What to work on >> Look for the string "this" in the lines and copy each line that has it.

* BEGIN Task inputs *

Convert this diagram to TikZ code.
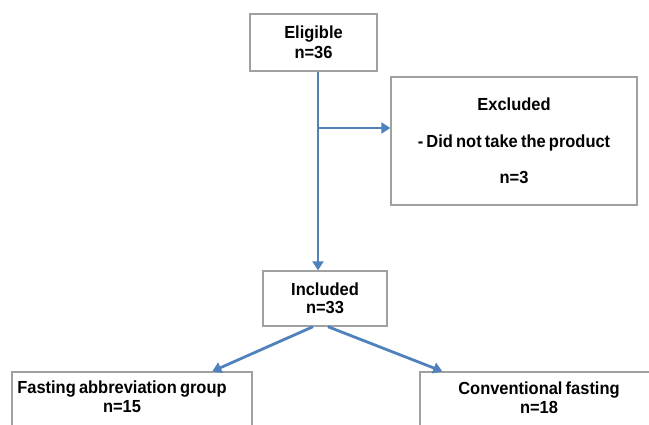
\documentclass[tikz,border=0pt]{standalone}
\usepackage{fontspec}
\setmainfont{Liberation Sans}[FakeStretch=0.94,WordSpace=0.7]
\usetikzlibrary{arrows.meta,calc}
\definecolor{boxgray}{RGB}{160,160,160}
\definecolor{arrowblue}{RGB}{79,129,189}
\begin{document}
\begin{tikzpicture}[x=1pt,y=-1pt,
  box/.style={draw=boxgray,line width=1.4pt,fill=white,inner sep=0pt,align=center,
    font=\bfseries\fontsize{17.5}{17.5}\selectfont},
  lbl/.style={inner sep=0pt,align=center,font=\bfseries\fontsize{17.5}{18.5}\selectfont},
  conn/.style={draw=arrowblue,line width=2.8pt,-{Triangle[length=9pt,width=11pt]}}]
\useasboundingbox (0,0) rectangle (649,424);
\begin{scope}
\clip (0,0) rectangle (649,424);
\node[box,minimum width=127pt,minimum height=57pt] (elig) at (313.5,42.5) {Eligible\\[3pt]n=36};
\node[box,minimum width=246pt,minimum height=128pt] (excl) at (514,141) {Excluded\\[19pt]- Did not take the product\\[19pt]n=3};
\node[box,minimum width=124pt,minimum height=55pt] (inc) at (325,298.5) {Included\\n=33};
\node[box,minimum width=240pt,minimum height=80pt] (fast) at (132,412) {};
\node[box,minimum width=240pt,minimum height=80pt] (conv) at (540,412) {};
\node[lbl] (fastT) at (122,396.5) {Fasting abbreviation group\\n=15};
\node[lbl] (convT) at (539,397.5) {Conventional fasting\\n=18};
\end{scope}
\coordinate (junc) at (318,128);
\draw[conn] (elig.south -| junc) -- (inc.north -| junc);
\draw[conn] (junc) -- (junc -| excl.west);
\draw[conn] ([xshift=-12pt]inc.south) -- ([xshift=201pt]fast.north west);
\draw[conn] ([xshift=3pt]inc.south) -- ([xshift=23pt]conv.north west);
\end{tikzpicture}
\end{document}
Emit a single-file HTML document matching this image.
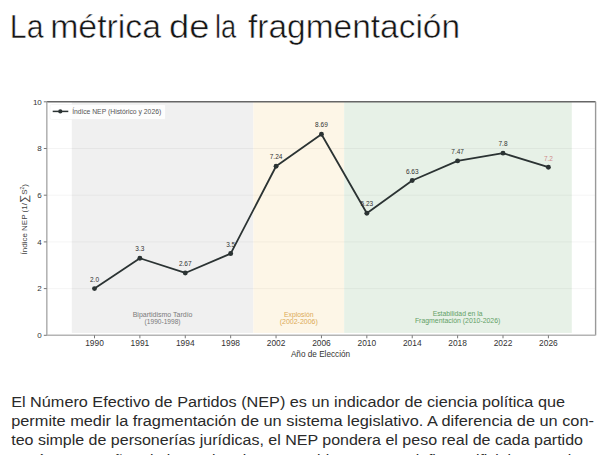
<!DOCTYPE html>
<html><head><meta charset="utf-8">
<style>
html,body{margin:0;padding:0;background:#fff;}
body{width:600px;height:455px;overflow:hidden;position:relative;}
svg{position:absolute;left:0;top:0;font-family:"Liberation Sans",sans-serif;}
</style></head><body>
<svg width="600" height="455" viewBox="0 0 600 455">
<g font-size="32.5" fill="#151515" stroke="#fff" stroke-width="0.5" paint-order="fill stroke"><text x="9.80" y="38.3" textLength="33.67" lengthAdjust="spacingAndGlyphs">La</text><text x="50.20" y="38.3" textLength="110.88" lengthAdjust="spacingAndGlyphs">métrica</text><text x="169.00" y="38.3" textLength="40.39" lengthAdjust="spacingAndGlyphs">de</text><text x="215.00" y="38.3" textLength="21.24" lengthAdjust="spacingAndGlyphs">la</text><text x="248.00" y="38.3" textLength="212.06" lengthAdjust="spacingAndGlyphs">fragmentación</text></g>
<rect x="71.81" y="101.7" width="181.56" height="231.20" fill="#f0f0f0"/>
<rect x="253.37" y="101.7" width="90.78" height="231.20" fill="#fdf6e7"/>
<rect x="344.14" y="101.7" width="227.63" height="231.20" fill="#e7f1e7"/>
<line x1="46.8" x2="595.6" y1="288.60" y2="288.60" stroke="#000" stroke-opacity="0.045" stroke-width="1"/>
<line x1="46.8" x2="595.6" y1="241.90" y2="241.90" stroke="#000" stroke-opacity="0.045" stroke-width="1"/>
<line x1="46.8" x2="595.6" y1="195.20" y2="195.20" stroke="#000" stroke-opacity="0.045" stroke-width="1"/>
<line x1="46.8" x2="595.6" y1="148.50" y2="148.50" stroke="#000" stroke-opacity="0.045" stroke-width="1"/>
<line x1="46.8" x2="595.6" y1="101.7" y2="101.7" stroke="#666" stroke-width="1.6"/>
<line x1="595.6" x2="595.6" y1="101.7" y2="335.3" stroke="#999" stroke-width="1.4"/>
<line x1="46.8" x2="46.8" y1="101.7" y2="335.3" stroke="#b4b4b4" stroke-width="1.6"/>
<line x1="46.8" x2="595.6" y1="335.3" y2="335.3" stroke="#b4b4b4" stroke-width="1.6"/>
<line x1="43.8" x2="46.8" y1="335.30" y2="335.30" stroke="#777" stroke-width="1"/>
<text x="41.8" y="338.10" text-anchor="end" font-size="8" fill="#333">0</text>
<line x1="43.8" x2="46.8" y1="288.60" y2="288.60" stroke="#777" stroke-width="1"/>
<text x="41.8" y="291.40" text-anchor="end" font-size="8" fill="#333">2</text>
<line x1="43.8" x2="46.8" y1="241.90" y2="241.90" stroke="#777" stroke-width="1"/>
<text x="41.8" y="244.70" text-anchor="end" font-size="8" fill="#333">4</text>
<line x1="43.8" x2="46.8" y1="195.20" y2="195.20" stroke="#777" stroke-width="1"/>
<text x="41.8" y="198.00" text-anchor="end" font-size="8" fill="#333">6</text>
<line x1="43.8" x2="46.8" y1="148.50" y2="148.50" stroke="#777" stroke-width="1"/>
<text x="41.8" y="151.30" text-anchor="end" font-size="8" fill="#333">8</text>
<line x1="43.8" x2="46.8" y1="101.80" y2="101.80" stroke="#777" stroke-width="1"/>
<text x="41.8" y="104.60" text-anchor="end" font-size="8" fill="#333">10</text>
<line x1="94.50" x2="94.50" y1="335.3" y2="338.3" stroke="#777" stroke-width="1"/>
<text x="94.50" y="346.30" text-anchor="middle" font-size="8.4" fill="#333">1990</text>
<line x1="139.89" x2="139.89" y1="335.3" y2="338.3" stroke="#777" stroke-width="1"/>
<text x="139.89" y="346.30" text-anchor="middle" font-size="8.4" fill="#333">1991</text>
<line x1="185.28" x2="185.28" y1="335.3" y2="338.3" stroke="#777" stroke-width="1"/>
<text x="185.28" y="346.30" text-anchor="middle" font-size="8.4" fill="#333">1994</text>
<line x1="230.67" x2="230.67" y1="335.3" y2="338.3" stroke="#777" stroke-width="1"/>
<text x="230.67" y="346.30" text-anchor="middle" font-size="8.4" fill="#333">1998</text>
<line x1="276.06" x2="276.06" y1="335.3" y2="338.3" stroke="#777" stroke-width="1"/>
<text x="276.06" y="346.30" text-anchor="middle" font-size="8.4" fill="#333">2002</text>
<line x1="321.45" x2="321.45" y1="335.3" y2="338.3" stroke="#777" stroke-width="1"/>
<text x="321.45" y="346.30" text-anchor="middle" font-size="8.4" fill="#333">2006</text>
<line x1="366.84" x2="366.84" y1="335.3" y2="338.3" stroke="#777" stroke-width="1"/>
<text x="366.84" y="346.30" text-anchor="middle" font-size="8.4" fill="#333">2010</text>
<line x1="412.23" x2="412.23" y1="335.3" y2="338.3" stroke="#777" stroke-width="1"/>
<text x="412.23" y="346.30" text-anchor="middle" font-size="8.4" fill="#333">2014</text>
<line x1="457.62" x2="457.62" y1="335.3" y2="338.3" stroke="#777" stroke-width="1"/>
<text x="457.62" y="346.30" text-anchor="middle" font-size="8.4" fill="#333">2018</text>
<line x1="503.01" x2="503.01" y1="335.3" y2="338.3" stroke="#777" stroke-width="1"/>
<text x="503.01" y="346.30" text-anchor="middle" font-size="8.4" fill="#333">2022</text>
<line x1="548.40" x2="548.40" y1="335.3" y2="338.3" stroke="#777" stroke-width="1"/>
<text x="548.40" y="346.30" text-anchor="middle" font-size="8.4" fill="#333">2026</text>
<text x="320.5" y="357.3" text-anchor="middle" font-size="8.2" fill="#333">Año de Elección</text>
<text transform="translate(27.2 254.5) rotate(-90)" font-size="8" fill="#444">Índice NEP (1/<tspan font-size="11.5" dy="0.8">∑</tspan><tspan dy="-0.8">S</tspan><tspan font-size="5" dy="-3.5">2</tspan><tspan dy="3.5">)</tspan></text>
<text x="162.59" y="316.5" text-anchor="middle" font-size="7" fill="#7a7a7a">Bipartidismo Tardío</text>
<text x="162.59" y="324" text-anchor="middle" font-size="6.6" fill="#7a7a7a">(1990-1998)</text>
<text x="298.75" y="316.5" text-anchor="middle" font-size="6.8" fill="#dcaa55">Explosión</text>
<text x="298.75" y="324" text-anchor="middle" font-size="7" fill="#dcaa55">(2002-2006)</text>
<text x="457.62" y="316.3" text-anchor="middle" font-size="6.8" fill="#629f66">Estabilidad en la</text>
<text x="457.62" y="323" text-anchor="middle" font-size="6.9" fill="#629f66">Fragmentación (2010-2026)</text>
<rect x="50" y="104.5" width="115.5" height="15" rx="1.5" fill="#fff" fill-opacity="0.85" stroke="#ececec" stroke-width="0.5"/>
<line x1="52.7" x2="68.3" y1="111.4" y2="111.4" stroke="#2b3333" stroke-width="1.5"/>
<circle cx="60.3" cy="111.4" r="2.1" fill="#2b3333"/>
<text x="72.2" y="113.8" font-size="6.8" fill="#555">Índice NEP (Histórico y 2026)</text>
<text x="94.50" y="281.80" text-anchor="middle" font-size="6.5" fill="#333">2.0</text>
<text x="139.89" y="251.44" text-anchor="middle" font-size="6.5" fill="#333">3.3</text>
<text x="185.28" y="266.16" text-anchor="middle" font-size="6.5" fill="#333">2.67</text>
<text x="230.67" y="246.77" text-anchor="middle" font-size="6.5" fill="#333">3.5</text>
<text x="276.06" y="159.45" text-anchor="middle" font-size="6.5" fill="#333">7.24</text>
<text x="321.45" y="127.46" text-anchor="middle" font-size="6.5" fill="#333">8.69</text>
<text x="366.84" y="206.38" text-anchor="middle" font-size="6.5" fill="#333">5.23</text>
<text x="412.23" y="173.69" text-anchor="middle" font-size="6.5" fill="#333">6.63</text>
<text x="457.62" y="154.08" text-anchor="middle" font-size="6.5" fill="#333">7.47</text>
<text x="503.01" y="146.37" text-anchor="middle" font-size="6.5" fill="#333">7.8</text>
<text x="548.40" y="161.38" text-anchor="middle" font-size="6.5" fill="#d08a8a">7.2</text>
<polyline points="94.50,288.60 139.89,258.25 185.28,272.96 230.67,253.57 276.06,166.25 321.45,134.26 366.84,213.18 412.23,180.49 457.62,160.88 503.01,153.17 548.40,167.18" fill="none" stroke="#2b3333" stroke-width="1.8" stroke-linejoin="round"/>
<circle cx="94.50" cy="288.60" r="2.45" fill="#2b3333"/>
<circle cx="139.89" cy="258.25" r="2.45" fill="#2b3333"/>
<circle cx="185.28" cy="272.96" r="2.45" fill="#2b3333"/>
<circle cx="230.67" cy="253.57" r="2.45" fill="#2b3333"/>
<circle cx="276.06" cy="166.25" r="2.45" fill="#2b3333"/>
<circle cx="321.45" cy="134.26" r="2.45" fill="#2b3333"/>
<circle cx="366.84" cy="213.18" r="2.45" fill="#2b3333"/>
<circle cx="412.23" cy="180.49" r="2.45" fill="#2b3333"/>
<circle cx="457.62" cy="160.88" r="2.45" fill="#2b3333"/>
<circle cx="503.01" cy="153.17" r="2.45" fill="#2b3333"/>
<circle cx="548.40" cy="167.18" r="2.45" fill="#2b3333"/>
<g font-size="15.5" fill="#2a2a2a">
<text x="11.2" y="407" textLength="553.8" lengthAdjust="spacingAndGlyphs">El Número Efectivo de Partidos (NEP) es un indicador de ciencia política que</text>
<text x="11.2" y="426" textLength="582.8" lengthAdjust="spacingAndGlyphs">permite medir la fragmentación de un sistema legislativo. A diferencia de un con-</text>
<text x="11.2" y="445" textLength="571.8" lengthAdjust="spacingAndGlyphs">teo simple de personerías jurídicas, el NEP pondera el peso real de cada partido</text>
<text x="11.2" y="465" textLength="560" lengthAdjust="spacingAndGlyphs">según su tamaño relativo, evitando que partidos menores inflen artificialmente el</text>
</g>
</svg>
</body></html>
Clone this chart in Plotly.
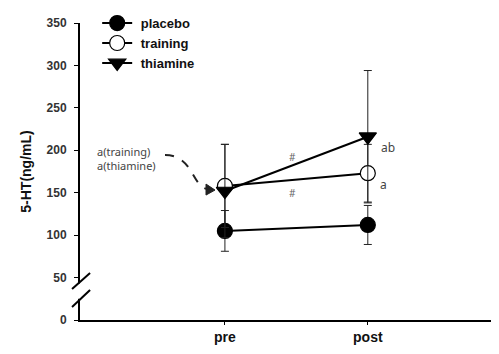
import plotly.graph_objects as go

# ---- data ----
timepoints = ["pre", "post"]
tick_x = [1, 2]
placebo = [105, 112]
placebo_err = [24, 23]
training = [158, 173]
training_err = [49, 34]
thiamine = [152, 216]
thiamine_err = [55, 78]
y_ticks = [0, 50, 100, 150, 200, 250, 300, 350]

FONT = "Liberation Sans"

fig = go.Figure()

def add_series(name, vals, errs, symbol, fill):
    fig.add_trace(go.Scatter(
        x=tick_x, y=vals, name=" " + name, mode="lines+markers",
        line=dict(color="black", width=2),
        marker=dict(symbol=symbol, size=15, color=fill,
                    line=dict(color="black", width=1.2)),
        error_y=dict(type="data", array=errs, visible=True,
                     color="#222", thickness=1, width=4),
        cliponaxis=False,
    ))

add_series("placebo", placebo, placebo_err, "circle", "black")
add_series("training", training, training_err, "circle", "white")
add_series("thiamine", thiamine, thiamine_err, "triangle-down", "black")

# conversion helpers (window pixels -> data) for decorations
def px_x(px):
    return (px - 80) / 142.9 - 0.014

def px_y(py):
    return (320 - py) / 0.849

# dashed curved arrow
p0 = (px_x(165), px_y(155))
c1 = (px_x(193), px_y(155))
c2 = (px_x(192), px_y(186))
p1 = (px_x(207), px_y(189))
fig.add_shape(type="path", xref="x", yref="y",
              path=f"M {p0[0]} {p0[1]} C {c1[0]} {c1[1]}, {c2[0]} {c2[1]}, {p1[0]} {p1[1]}",
              line=dict(color="#222", width=2, dash="dash"))
tip = (px_x(215), px_y(190))
b1 = (px_x(206), px_y(184))
b2 = (px_x(206), px_y(195))
fig.add_shape(type="path", xref="x", yref="y",
              path=f"M {tip[0]} {tip[1]} L {b1[0]} {b1[1]} L {b2[0]} {b2[1]} Z",
              fillcolor="#222", line=dict(color="#222", width=1))

# axis break
fig.add_shape(type="rect", xref="paper", yref="y", x0=-0.007, x1=0.007, y0=25, y1=43,
              fillcolor="white", line=dict(width=0), layer="above")
fig.add_shape(type="line", xref="paper", yref="y", x0=-0.019, y0=36.5, x1=0.024, y1=55.4,
              line=dict(color="black", width=2))
fig.add_shape(type="line", xref="paper", yref="y", x0=-0.019, y0=15.3, x1=0.024, y1=35.3,
              line=dict(color="black", width=2))

ann_font = dict(family="Noto Sans", size=11, color="#444")
fig.add_annotation(x=px_x(95), y=px_y(158), text="a(training)<br>a(thiamine)", align="left",
                   showarrow=False, font=ann_font, xanchor="left", yanchor="middle")
fig.add_annotation(x=px_x(292), y=px_y(157), text="#", showarrow=False, font=dict(family="Noto Sans", size=10, color="#666"))
fig.add_annotation(x=px_x(292), y=px_y(193), text="#", showarrow=False, font=dict(family="Noto Sans", size=10, color="#666"))
fig.add_annotation(x=px_x(379), y=px_y(147), text="ab", showarrow=False, font=dict(family="Noto Sans", size=12, color="#444"), xanchor="left")
fig.add_annotation(x=px_x(378), y=px_y(184), text="a", showarrow=False, font=dict(family="Noto Sans", size=12, color="#444"), xanchor="left")

fig.update_layout(
    width=491, height=346,
    margin=dict(l=72, r=0, t=15, b=34, autoexpand=False),
    plot_bgcolor="white", paper_bgcolor="white",
    showlegend=True,
    legend=dict(x=0.041, y=1.05, xanchor="left", yanchor="top",
                font=dict(family=FONT, size=13, color="#111", weight="bold"),
                bgcolor="rgba(0,0,0,0)", itemwidth=30, tracegroupgap=0),
    xaxis=dict(range=[-0.014, 2.918], tickvals=tick_x, ticktext=timepoints,
               showgrid=False, zeroline=False, showline=True, linecolor="black", linewidth=2,
               ticks="outside", ticklen=3, tickcolor="black",
               tickfont=dict(family=FONT, size=14, color="#111", weight="bold")),
    yaxis=dict(range=[0, 350], tickvals=y_ticks,
               showgrid=False, zeroline=False, showline=True, linecolor="black", linewidth=2,
               ticks="outside", ticklen=4, tickcolor="black", ticklabelstandoff=5,
               tickfont=dict(family=FONT, size=12, color="#333", weight="bold"),
               title=dict(text="5-HT(ng/mL)", standoff=12,
                          font=dict(family=FONT, size=14, color="#111", weight="bold"))),
)

fig.write_html("out.html")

* END Task inputs *

Reply >>
Convert this diagram to TikZ code.
Emit a single-file HTML document matching this image.
Clone this chart in Plotly.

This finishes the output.